■ WHAT THIS TASK INVOLVES
Your task is to copy the listing exactly, with the pictures left out.

──────── DATA SHOWN ────────

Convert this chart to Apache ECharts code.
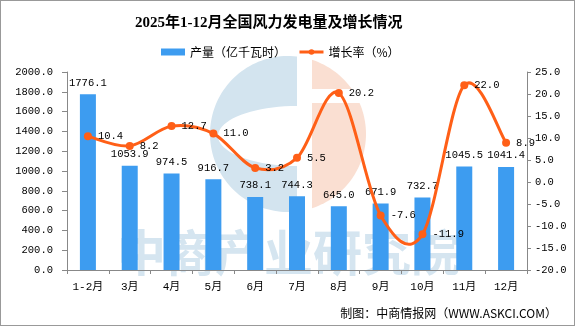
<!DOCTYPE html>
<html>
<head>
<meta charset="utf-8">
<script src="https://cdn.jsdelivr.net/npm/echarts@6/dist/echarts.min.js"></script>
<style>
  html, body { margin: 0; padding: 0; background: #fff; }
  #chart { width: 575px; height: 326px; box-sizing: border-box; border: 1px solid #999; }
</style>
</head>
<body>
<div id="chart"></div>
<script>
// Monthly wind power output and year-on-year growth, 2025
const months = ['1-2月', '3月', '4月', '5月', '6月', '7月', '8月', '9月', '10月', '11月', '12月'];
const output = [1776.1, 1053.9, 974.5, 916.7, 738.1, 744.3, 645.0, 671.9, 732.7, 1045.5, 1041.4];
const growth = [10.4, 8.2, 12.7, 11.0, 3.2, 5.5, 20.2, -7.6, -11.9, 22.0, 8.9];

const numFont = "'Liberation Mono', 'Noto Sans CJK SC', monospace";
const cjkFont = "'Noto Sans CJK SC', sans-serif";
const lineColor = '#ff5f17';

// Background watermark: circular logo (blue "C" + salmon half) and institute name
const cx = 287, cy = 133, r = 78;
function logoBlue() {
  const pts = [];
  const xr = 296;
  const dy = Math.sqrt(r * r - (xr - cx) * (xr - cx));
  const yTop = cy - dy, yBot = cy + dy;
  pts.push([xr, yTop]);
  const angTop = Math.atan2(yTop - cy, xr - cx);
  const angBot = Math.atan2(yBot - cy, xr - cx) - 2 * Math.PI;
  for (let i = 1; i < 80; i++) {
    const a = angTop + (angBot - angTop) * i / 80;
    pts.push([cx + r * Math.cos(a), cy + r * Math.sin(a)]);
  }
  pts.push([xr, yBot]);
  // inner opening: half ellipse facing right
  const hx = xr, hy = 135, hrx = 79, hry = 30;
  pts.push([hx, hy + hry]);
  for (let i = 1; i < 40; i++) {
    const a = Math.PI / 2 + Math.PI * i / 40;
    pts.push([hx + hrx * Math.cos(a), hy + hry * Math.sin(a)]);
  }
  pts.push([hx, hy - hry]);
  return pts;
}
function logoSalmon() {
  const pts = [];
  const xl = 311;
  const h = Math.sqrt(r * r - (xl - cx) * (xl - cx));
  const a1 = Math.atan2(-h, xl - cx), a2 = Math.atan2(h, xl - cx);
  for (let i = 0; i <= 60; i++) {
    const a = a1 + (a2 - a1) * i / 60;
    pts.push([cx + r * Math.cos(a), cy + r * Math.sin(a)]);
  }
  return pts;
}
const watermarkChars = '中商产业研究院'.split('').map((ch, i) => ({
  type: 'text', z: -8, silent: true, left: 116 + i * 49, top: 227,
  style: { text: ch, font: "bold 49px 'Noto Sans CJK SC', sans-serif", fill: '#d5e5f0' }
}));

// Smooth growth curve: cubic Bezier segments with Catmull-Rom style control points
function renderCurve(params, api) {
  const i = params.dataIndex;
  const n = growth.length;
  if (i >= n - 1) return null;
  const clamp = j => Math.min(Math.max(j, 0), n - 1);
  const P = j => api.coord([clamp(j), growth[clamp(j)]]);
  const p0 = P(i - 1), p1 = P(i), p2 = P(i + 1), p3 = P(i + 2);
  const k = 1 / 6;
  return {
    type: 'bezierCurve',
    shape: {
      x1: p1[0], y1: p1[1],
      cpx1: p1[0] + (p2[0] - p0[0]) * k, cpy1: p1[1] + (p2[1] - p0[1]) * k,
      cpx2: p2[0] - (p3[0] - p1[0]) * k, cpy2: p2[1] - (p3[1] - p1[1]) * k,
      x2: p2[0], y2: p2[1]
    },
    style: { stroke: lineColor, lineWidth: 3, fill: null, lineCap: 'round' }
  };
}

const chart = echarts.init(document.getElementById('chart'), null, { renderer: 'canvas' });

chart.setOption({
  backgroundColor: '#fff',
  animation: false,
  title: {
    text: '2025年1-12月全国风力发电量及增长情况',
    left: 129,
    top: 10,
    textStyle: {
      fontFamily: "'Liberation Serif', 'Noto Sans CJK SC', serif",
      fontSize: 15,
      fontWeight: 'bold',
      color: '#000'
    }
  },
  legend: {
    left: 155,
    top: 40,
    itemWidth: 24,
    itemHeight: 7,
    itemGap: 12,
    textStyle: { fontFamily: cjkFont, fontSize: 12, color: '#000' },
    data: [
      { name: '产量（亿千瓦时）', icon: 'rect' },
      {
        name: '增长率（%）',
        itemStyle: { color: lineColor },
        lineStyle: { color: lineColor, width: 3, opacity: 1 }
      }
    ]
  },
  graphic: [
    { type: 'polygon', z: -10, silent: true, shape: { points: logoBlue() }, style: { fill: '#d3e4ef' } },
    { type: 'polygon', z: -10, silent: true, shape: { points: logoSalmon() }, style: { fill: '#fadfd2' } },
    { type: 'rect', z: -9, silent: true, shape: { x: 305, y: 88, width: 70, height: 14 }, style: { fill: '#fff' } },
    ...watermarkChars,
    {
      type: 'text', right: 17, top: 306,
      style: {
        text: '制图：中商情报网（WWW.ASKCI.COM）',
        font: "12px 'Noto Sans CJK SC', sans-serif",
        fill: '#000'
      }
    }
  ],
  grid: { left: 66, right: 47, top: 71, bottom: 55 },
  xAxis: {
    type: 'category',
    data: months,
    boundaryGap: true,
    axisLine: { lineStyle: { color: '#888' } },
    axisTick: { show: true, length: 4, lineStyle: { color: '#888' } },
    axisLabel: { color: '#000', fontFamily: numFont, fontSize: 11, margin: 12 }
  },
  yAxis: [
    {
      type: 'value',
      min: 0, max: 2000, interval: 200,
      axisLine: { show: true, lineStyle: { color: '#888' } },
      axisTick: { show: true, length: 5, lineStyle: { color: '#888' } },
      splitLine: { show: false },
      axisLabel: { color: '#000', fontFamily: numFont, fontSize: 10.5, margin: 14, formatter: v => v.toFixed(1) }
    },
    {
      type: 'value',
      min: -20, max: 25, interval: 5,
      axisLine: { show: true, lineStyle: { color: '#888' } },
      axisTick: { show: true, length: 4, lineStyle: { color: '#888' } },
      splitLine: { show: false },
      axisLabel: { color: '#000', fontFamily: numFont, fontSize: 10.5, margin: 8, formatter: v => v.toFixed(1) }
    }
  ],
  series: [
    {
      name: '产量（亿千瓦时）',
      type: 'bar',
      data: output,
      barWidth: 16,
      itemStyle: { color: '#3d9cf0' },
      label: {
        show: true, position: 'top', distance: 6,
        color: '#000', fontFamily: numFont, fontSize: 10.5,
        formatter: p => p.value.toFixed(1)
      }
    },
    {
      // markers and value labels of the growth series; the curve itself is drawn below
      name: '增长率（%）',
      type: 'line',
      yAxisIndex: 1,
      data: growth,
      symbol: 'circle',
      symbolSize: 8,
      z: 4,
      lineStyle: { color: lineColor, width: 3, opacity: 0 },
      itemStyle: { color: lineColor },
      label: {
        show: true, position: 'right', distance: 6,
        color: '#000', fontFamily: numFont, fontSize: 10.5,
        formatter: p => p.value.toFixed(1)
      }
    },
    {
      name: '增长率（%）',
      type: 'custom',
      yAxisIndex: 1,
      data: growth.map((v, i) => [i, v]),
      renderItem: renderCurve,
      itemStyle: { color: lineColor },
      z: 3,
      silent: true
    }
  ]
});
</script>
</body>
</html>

────────

■ RESULT OF THIS EXERCISE
Convert this chart to Apache ECharts code.
<!DOCTYPE html>
<html>
<head>
<meta charset="utf-8">
<script src="https://cdn.jsdelivr.net/npm/echarts@6/dist/echarts.min.js"></script>
<style>
  html, body { margin: 0; padding: 0; background: #fff; }
  #chart { width: 575px; height: 326px; box-sizing: border-box; border: 1px solid #999; }
</style>
</head>
<body>
<div id="chart"></div>
<script>
// Monthly wind power output and year-on-year growth, 2025
const months = ['1-2月', '3月', '4月', '5月', '6月', '7月', '8月', '9月', '10月', '11月', '12月'];
const output = [1776.1, 1053.9, 974.5, 916.7, 738.1, 744.3, 645.0, 671.9, 732.7, 1045.5, 1041.4];
const growth = [10.4, 8.2, 12.7, 11.0, 3.2, 5.5, 20.2, -7.6, -11.9, 22.0, 8.9];

const numFont = "'Liberation Mono', 'Noto Sans CJK SC', monospace";
const cjkFont = "'Noto Sans CJK SC', sans-serif";
const lineColor = '#ff5f17';

// Background watermark: circular logo (blue "C" + salmon half) and institute name
const cx = 287, cy = 133, r = 78;
function logoBlue() {
  const pts = [];
  const xr = 296;
  const dy = Math.sqrt(r * r - (xr - cx) * (xr - cx));
  const yTop = cy - dy, yBot = cy + dy;
  pts.push([xr, yTop]);
  const angTop = Math.atan2(yTop - cy, xr - cx);
  const angBot = Math.atan2(yBot - cy, xr - cx) - 2 * Math.PI;
  for (let i = 1; i < 80; i++) {
    const a = angTop + (angBot - angTop) * i / 80;
    pts.push([cx + r * Math.cos(a), cy + r * Math.sin(a)]);
  }
  pts.push([xr, yBot]);
  // inner opening: half ellipse facing right
  const hx = xr, hy = 135, hrx = 79, hry = 30;
  pts.push([hx, hy + hry]);
  for (let i = 1; i < 40; i++) {
    const a = Math.PI / 2 + Math.PI * i / 40;
    pts.push([hx + hrx * Math.cos(a), hy + hry * Math.sin(a)]);
  }
  pts.push([hx, hy - hry]);
  return pts;
}
function logoSalmon() {
  const pts = [];
  const xl = 311;
  const h = Math.sqrt(r * r - (xl - cx) * (xl - cx));
  const a1 = Math.atan2(-h, xl - cx), a2 = Math.atan2(h, xl - cx);
  for (let i = 0; i <= 60; i++) {
    const a = a1 + (a2 - a1) * i / 60;
    pts.push([cx + r * Math.cos(a), cy + r * Math.sin(a)]);
  }
  return pts;
}
const watermarkChars = '中商产业研究院'.split('').map((ch, i) => ({
  type: 'text', z: -8, silent: true, left: 116 + i * 49, top: 227,
  style: { text: ch, font: "bold 49px 'Noto Sans CJK SC', sans-serif", fill: '#d5e5f0' }
}));

// Smooth growth curve: cubic Bezier segments with Catmull-Rom style control points
function renderCurve(params, api) {
  const i = params.dataIndex;
  const n = growth.length;
  if (i >= n - 1) return null;
  const clamp = j => Math.min(Math.max(j, 0), n - 1);
  const P = j => api.coord([clamp(j), growth[clamp(j)]]);
  const p0 = P(i - 1), p1 = P(i), p2 = P(i + 1), p3 = P(i + 2);
  const k = 1 / 6;
  return {
    type: 'bezierCurve',
    shape: {
      x1: p1[0], y1: p1[1],
      cpx1: p1[0] + (p2[0] - p0[0]) * k, cpy1: p1[1] + (p2[1] - p0[1]) * k,
      cpx2: p2[0] - (p3[0] - p1[0]) * k, cpy2: p2[1] - (p3[1] - p1[1]) * k,
      x2: p2[0], y2: p2[1]
    },
    style: { stroke: lineColor, lineWidth: 3, fill: null, lineCap: 'round' }
  };
}

const chart = echarts.init(document.getElementById('chart'), null, { renderer: 'canvas' });

chart.setOption({
  backgroundColor: '#fff',
  animation: false,
  title: {
    text: '2025年1-12月全国风力发电量及增长情况',
    left: 129,
    top: 10,
    textStyle: {
      fontFamily: "'Liberation Serif', 'Noto Sans CJK SC', serif",
      fontSize: 15,
      fontWeight: 'bold',
      color: '#000'
    }
  },
  legend: {
    left: 155,
    top: 40,
    itemWidth: 24,
    itemHeight: 7,
    itemGap: 12,
    textStyle: { fontFamily: cjkFont, fontSize: 12, color: '#000' },
    data: [
      { name: '产量（亿千瓦时）', icon: 'rect' },
      {
        name: '增长率（%）',
        itemStyle: { color: lineColor },
        lineStyle: { color: lineColor, width: 3, opacity: 1 }
      }
    ]
  },
  graphic: [
    { type: 'polygon', z: -10, silent: true, shape: { points: logoBlue() }, style: { fill: '#d3e4ef' } },
    { type: 'polygon', z: -10, silent: true, shape: { points: logoSalmon() }, style: { fill: '#fadfd2' } },
    { type: 'rect', z: -9, silent: true, shape: { x: 305, y: 88, width: 70, height: 14 }, style: { fill: '#fff' } },
    ...watermarkChars,
    {
      type: 'text', right: 17, top: 306,
      style: {
        text: '制图：中商情报网（WWW.ASKCI.COM）',
        font: "12px 'Noto Sans CJK SC', sans-serif",
        fill: '#000'
      }
    }
  ],
  grid: { left: 66, right: 47, top: 71, bottom: 55 },
  xAxis: {
    type: 'category',
    data: months,
    boundaryGap: true,
    axisLine: { lineStyle: { color: '#888' } },
    axisTick: { show: true, length: 4, lineStyle: { color: '#888' } },
    axisLabel: { color: '#000', fontFamily: numFont, fontSize: 11, margin: 12 }
  },
  yAxis: [
    {
      type: 'value',
      min: 0, max: 2000, interval: 200,
      axisLine: { show: true, lineStyle: { color: '#888' } },
      axisTick: { show: true, length: 5, lineStyle: { color: '#888' } },
      splitLine: { show: false },
      axisLabel: { color: '#000', fontFamily: numFont, fontSize: 10.5, margin: 14, formatter: v => v.toFixed(1) }
    },
    {
      type: 'value',
      min: -20, max: 25, interval: 5,
      axisLine: { show: true, lineStyle: { color: '#888' } },
      axisTick: { show: true, length: 4, lineStyle: { color: '#888' } },
      splitLine: { show: false },
      axisLabel: { color: '#000', fontFamily: numFont, fontSize: 10.5, margin: 8, formatter: v => v.toFixed(1) }
    }
  ],
  series: [
    {
      name: '产量（亿千瓦时）',
      type: 'bar',
      data: output,
      barWidth: 16,
      itemStyle: { color: '#3d9cf0' },
      label: {
        show: true, position: 'top', distance: 6,
        color: '#000', fontFamily: numFont, fontSize: 10.5,
        formatter: p => p.value.toFixed(1)
      }
    },
    {
      // markers and value labels of the growth series; the curve itself is drawn below
      name: '增长率（%）',
      type: 'line',
      yAxisIndex: 1,
      data: growth,
      symbol: 'circle',
      symbolSize: 8,
      z: 4,
      lineStyle: { color: lineColor, width: 3, opacity: 0 },
      itemStyle: { color: lineColor },
      label: {
        show: true, position: 'right', distance: 6,
        color: '#000', fontFamily: numFont, fontSize: 10.5,
        formatter: p => p.value.toFixed(1)
      }
    },
    {
      name: '增长率（%）',
      type: 'custom',
      yAxisIndex: 1,
      data: growth.map((v, i) => [i, v]),
      renderItem: renderCurve,
      itemStyle: { color: lineColor },
      z: 3,
      silent: true
    }
  ]
});
</script>
</body>
</html>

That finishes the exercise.